**Stated problem**
Print, word for word, the opening line of the data below and every line after it through the line that contains "const sigLevelB = 8120;", but not the pictures.

**Data extract**
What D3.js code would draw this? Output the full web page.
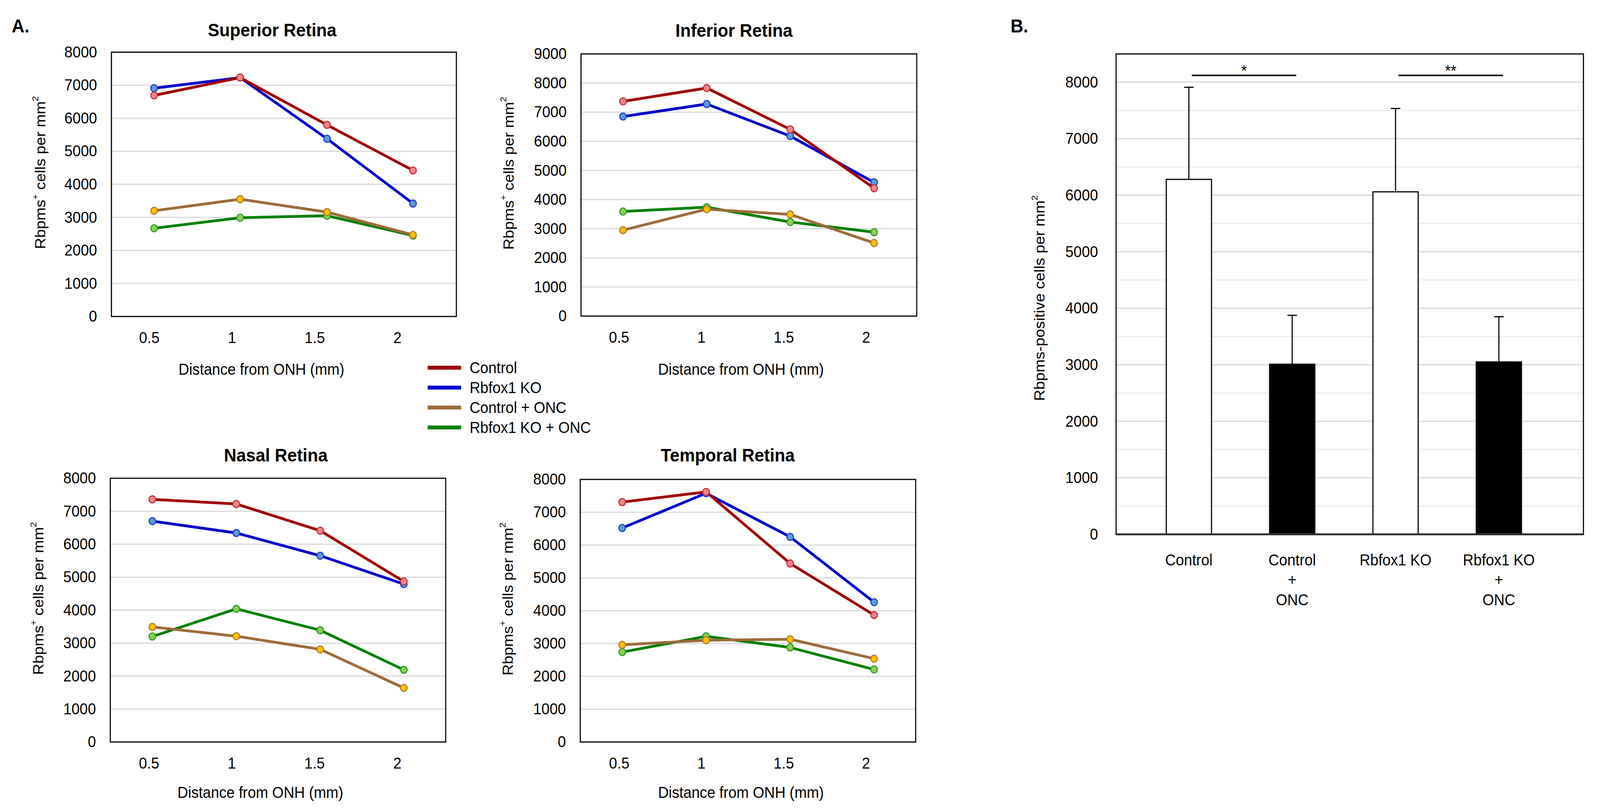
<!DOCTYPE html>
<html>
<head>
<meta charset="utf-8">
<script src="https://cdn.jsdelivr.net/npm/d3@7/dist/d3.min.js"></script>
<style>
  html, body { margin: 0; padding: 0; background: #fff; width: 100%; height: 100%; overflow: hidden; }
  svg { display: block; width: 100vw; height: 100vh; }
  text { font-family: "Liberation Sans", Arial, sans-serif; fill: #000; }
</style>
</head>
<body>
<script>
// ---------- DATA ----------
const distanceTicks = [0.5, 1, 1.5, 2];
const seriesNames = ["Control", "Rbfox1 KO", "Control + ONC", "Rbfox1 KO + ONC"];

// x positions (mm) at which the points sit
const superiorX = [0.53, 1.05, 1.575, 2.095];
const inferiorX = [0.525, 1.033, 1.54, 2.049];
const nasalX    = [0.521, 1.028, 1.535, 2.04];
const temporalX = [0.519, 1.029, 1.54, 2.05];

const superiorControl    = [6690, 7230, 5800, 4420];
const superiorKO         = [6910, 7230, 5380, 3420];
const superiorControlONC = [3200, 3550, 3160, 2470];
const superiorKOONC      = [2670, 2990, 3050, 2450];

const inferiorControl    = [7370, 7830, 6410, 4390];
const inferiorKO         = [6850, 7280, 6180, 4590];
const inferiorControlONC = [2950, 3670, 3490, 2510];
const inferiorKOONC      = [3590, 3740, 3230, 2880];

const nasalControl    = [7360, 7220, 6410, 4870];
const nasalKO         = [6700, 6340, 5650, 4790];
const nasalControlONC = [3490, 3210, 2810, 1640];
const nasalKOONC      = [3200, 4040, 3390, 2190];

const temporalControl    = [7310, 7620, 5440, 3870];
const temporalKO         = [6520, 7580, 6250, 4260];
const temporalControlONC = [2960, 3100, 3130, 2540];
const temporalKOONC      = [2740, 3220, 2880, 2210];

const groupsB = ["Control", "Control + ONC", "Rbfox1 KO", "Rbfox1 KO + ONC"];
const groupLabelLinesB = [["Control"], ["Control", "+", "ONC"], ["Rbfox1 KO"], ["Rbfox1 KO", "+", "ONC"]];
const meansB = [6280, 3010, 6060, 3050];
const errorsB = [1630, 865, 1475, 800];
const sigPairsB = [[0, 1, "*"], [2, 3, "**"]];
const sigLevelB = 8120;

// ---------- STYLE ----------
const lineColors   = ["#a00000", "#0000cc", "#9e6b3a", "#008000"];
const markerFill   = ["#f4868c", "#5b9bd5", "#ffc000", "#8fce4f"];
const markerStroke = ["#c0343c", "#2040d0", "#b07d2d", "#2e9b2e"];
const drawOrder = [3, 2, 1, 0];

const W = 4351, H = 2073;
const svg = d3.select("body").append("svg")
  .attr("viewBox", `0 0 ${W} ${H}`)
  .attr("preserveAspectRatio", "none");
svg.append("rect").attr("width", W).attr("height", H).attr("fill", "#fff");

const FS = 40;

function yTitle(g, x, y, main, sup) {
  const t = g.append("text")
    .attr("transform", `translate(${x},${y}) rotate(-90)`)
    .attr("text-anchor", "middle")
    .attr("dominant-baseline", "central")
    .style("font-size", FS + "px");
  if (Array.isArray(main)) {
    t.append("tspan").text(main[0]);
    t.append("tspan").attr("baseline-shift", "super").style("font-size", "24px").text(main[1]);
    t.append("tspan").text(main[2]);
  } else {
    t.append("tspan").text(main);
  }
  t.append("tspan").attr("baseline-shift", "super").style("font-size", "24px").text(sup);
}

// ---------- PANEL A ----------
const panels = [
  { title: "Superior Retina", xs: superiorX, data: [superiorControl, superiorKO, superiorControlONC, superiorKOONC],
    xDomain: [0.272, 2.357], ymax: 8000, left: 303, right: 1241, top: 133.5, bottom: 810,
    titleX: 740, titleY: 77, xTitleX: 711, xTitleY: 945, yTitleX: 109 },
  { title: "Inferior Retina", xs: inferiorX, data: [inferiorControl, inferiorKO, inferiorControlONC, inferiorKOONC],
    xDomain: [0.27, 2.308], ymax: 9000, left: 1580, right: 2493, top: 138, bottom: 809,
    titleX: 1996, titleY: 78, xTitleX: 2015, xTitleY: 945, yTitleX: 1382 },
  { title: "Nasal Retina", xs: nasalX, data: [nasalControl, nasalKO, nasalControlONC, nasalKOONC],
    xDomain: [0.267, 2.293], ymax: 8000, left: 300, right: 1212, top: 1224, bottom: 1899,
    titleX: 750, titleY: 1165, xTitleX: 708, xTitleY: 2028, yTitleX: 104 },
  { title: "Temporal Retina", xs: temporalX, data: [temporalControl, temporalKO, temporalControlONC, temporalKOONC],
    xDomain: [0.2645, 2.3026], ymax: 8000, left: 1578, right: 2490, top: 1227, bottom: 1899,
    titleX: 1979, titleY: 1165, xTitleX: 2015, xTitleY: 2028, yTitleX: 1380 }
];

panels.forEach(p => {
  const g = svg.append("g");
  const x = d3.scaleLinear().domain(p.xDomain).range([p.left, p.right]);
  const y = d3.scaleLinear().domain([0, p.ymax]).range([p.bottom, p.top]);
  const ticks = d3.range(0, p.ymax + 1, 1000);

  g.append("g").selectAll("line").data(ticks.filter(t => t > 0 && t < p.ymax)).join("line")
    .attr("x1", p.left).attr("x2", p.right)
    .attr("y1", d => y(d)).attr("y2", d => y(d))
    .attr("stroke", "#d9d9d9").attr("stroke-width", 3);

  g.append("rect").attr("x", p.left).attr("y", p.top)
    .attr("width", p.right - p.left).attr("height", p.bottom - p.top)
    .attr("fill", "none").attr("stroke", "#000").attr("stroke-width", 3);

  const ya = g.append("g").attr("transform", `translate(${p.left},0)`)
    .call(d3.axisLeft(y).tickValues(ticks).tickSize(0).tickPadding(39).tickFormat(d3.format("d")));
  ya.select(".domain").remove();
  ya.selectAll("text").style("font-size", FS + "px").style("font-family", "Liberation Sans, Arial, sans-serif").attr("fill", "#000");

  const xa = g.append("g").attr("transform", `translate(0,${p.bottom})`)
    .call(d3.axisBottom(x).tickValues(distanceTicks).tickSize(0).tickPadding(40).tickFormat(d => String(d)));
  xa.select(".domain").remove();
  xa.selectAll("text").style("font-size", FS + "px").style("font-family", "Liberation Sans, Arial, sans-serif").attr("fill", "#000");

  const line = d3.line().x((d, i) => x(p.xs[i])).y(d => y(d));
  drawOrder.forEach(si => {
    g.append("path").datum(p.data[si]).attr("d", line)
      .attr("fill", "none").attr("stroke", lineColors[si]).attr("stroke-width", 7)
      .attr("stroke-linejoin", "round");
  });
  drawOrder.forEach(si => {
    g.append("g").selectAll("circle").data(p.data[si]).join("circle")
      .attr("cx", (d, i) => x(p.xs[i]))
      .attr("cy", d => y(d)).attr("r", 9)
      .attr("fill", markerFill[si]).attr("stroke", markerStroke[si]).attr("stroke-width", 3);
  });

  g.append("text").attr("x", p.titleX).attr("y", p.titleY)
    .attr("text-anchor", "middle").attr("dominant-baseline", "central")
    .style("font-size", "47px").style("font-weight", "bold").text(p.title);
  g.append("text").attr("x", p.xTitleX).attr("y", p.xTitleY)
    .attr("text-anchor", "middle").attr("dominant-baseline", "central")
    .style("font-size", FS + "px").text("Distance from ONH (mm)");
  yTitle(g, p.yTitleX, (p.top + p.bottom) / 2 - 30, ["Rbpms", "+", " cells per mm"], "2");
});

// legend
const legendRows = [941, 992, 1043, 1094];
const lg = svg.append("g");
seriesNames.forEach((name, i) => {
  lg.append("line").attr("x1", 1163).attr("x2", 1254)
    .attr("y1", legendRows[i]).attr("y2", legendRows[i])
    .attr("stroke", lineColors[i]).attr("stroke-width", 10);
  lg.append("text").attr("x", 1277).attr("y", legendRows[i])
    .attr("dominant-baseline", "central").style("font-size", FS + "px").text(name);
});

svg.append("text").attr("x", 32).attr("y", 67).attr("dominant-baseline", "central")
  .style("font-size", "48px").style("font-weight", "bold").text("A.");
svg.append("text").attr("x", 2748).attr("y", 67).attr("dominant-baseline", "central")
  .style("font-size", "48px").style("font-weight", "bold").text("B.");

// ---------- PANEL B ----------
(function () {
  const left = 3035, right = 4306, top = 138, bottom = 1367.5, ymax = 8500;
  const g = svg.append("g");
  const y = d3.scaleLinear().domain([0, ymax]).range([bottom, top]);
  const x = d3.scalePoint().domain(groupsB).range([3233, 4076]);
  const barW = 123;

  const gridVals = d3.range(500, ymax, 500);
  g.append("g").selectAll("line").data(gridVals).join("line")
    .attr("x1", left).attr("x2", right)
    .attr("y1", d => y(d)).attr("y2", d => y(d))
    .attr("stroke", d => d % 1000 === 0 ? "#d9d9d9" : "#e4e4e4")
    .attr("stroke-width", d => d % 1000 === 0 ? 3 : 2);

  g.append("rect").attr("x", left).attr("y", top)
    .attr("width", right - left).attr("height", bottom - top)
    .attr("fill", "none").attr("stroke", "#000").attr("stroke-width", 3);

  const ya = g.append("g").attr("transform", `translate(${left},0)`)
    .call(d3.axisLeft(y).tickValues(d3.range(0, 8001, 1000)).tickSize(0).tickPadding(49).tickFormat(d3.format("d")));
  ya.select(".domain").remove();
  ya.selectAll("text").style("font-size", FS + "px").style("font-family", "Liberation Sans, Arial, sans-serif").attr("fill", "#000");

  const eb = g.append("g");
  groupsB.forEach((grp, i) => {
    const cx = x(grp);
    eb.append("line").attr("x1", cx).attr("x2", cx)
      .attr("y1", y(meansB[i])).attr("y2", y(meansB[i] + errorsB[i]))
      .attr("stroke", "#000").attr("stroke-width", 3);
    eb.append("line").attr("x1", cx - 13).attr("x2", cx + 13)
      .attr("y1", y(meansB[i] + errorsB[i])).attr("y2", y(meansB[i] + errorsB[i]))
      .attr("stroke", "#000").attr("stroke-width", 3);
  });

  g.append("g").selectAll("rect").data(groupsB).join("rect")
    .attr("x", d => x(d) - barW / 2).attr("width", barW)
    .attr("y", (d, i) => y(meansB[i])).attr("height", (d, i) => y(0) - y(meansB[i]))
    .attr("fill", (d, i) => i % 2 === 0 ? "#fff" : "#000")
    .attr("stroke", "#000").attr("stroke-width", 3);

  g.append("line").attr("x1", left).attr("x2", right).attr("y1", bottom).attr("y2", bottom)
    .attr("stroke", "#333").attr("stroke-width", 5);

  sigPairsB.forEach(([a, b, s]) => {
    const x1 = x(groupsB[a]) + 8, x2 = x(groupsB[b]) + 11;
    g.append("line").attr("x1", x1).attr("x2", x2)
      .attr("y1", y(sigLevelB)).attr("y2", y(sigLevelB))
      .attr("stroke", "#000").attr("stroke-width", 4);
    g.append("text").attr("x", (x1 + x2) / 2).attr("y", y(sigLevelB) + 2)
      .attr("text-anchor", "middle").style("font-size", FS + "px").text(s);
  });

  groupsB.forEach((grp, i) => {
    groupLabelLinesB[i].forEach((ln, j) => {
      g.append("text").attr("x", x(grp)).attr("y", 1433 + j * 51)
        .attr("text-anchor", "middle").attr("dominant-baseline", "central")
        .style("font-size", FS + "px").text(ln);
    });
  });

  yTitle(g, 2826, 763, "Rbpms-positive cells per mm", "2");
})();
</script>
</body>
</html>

**Solution to this exercise**
What D3.js code would draw this? Output the full web page.
<!DOCTYPE html>
<html>
<head>
<meta charset="utf-8">
<script src="https://cdn.jsdelivr.net/npm/d3@7/dist/d3.min.js"></script>
<style>
  html, body { margin: 0; padding: 0; background: #fff; width: 100%; height: 100%; overflow: hidden; }
  svg { display: block; width: 100vw; height: 100vh; }
  text { font-family: "Liberation Sans", Arial, sans-serif; fill: #000; }
</style>
</head>
<body>
<script>
// ---------- DATA ----------
const distanceTicks = [0.5, 1, 1.5, 2];
const seriesNames = ["Control", "Rbfox1 KO", "Control + ONC", "Rbfox1 KO + ONC"];

// x positions (mm) at which the points sit
const superiorX = [0.53, 1.05, 1.575, 2.095];
const inferiorX = [0.525, 1.033, 1.54, 2.049];
const nasalX    = [0.521, 1.028, 1.535, 2.04];
const temporalX = [0.519, 1.029, 1.54, 2.05];

const superiorControl    = [6690, 7230, 5800, 4420];
const superiorKO         = [6910, 7230, 5380, 3420];
const superiorControlONC = [3200, 3550, 3160, 2470];
const superiorKOONC      = [2670, 2990, 3050, 2450];

const inferiorControl    = [7370, 7830, 6410, 4390];
const inferiorKO         = [6850, 7280, 6180, 4590];
const inferiorControlONC = [2950, 3670, 3490, 2510];
const inferiorKOONC      = [3590, 3740, 3230, 2880];

const nasalControl    = [7360, 7220, 6410, 4870];
const nasalKO         = [6700, 6340, 5650, 4790];
const nasalControlONC = [3490, 3210, 2810, 1640];
const nasalKOONC      = [3200, 4040, 3390, 2190];

const temporalControl    = [7310, 7620, 5440, 3870];
const temporalKO         = [6520, 7580, 6250, 4260];
const temporalControlONC = [2960, 3100, 3130, 2540];
const temporalKOONC      = [2740, 3220, 2880, 2210];

const groupsB = ["Control", "Control + ONC", "Rbfox1 KO", "Rbfox1 KO + ONC"];
const groupLabelLinesB = [["Control"], ["Control", "+", "ONC"], ["Rbfox1 KO"], ["Rbfox1 KO", "+", "ONC"]];
const meansB = [6280, 3010, 6060, 3050];
const errorsB = [1630, 865, 1475, 800];
const sigPairsB = [[0, 1, "*"], [2, 3, "**"]];
const sigLevelB = 8120;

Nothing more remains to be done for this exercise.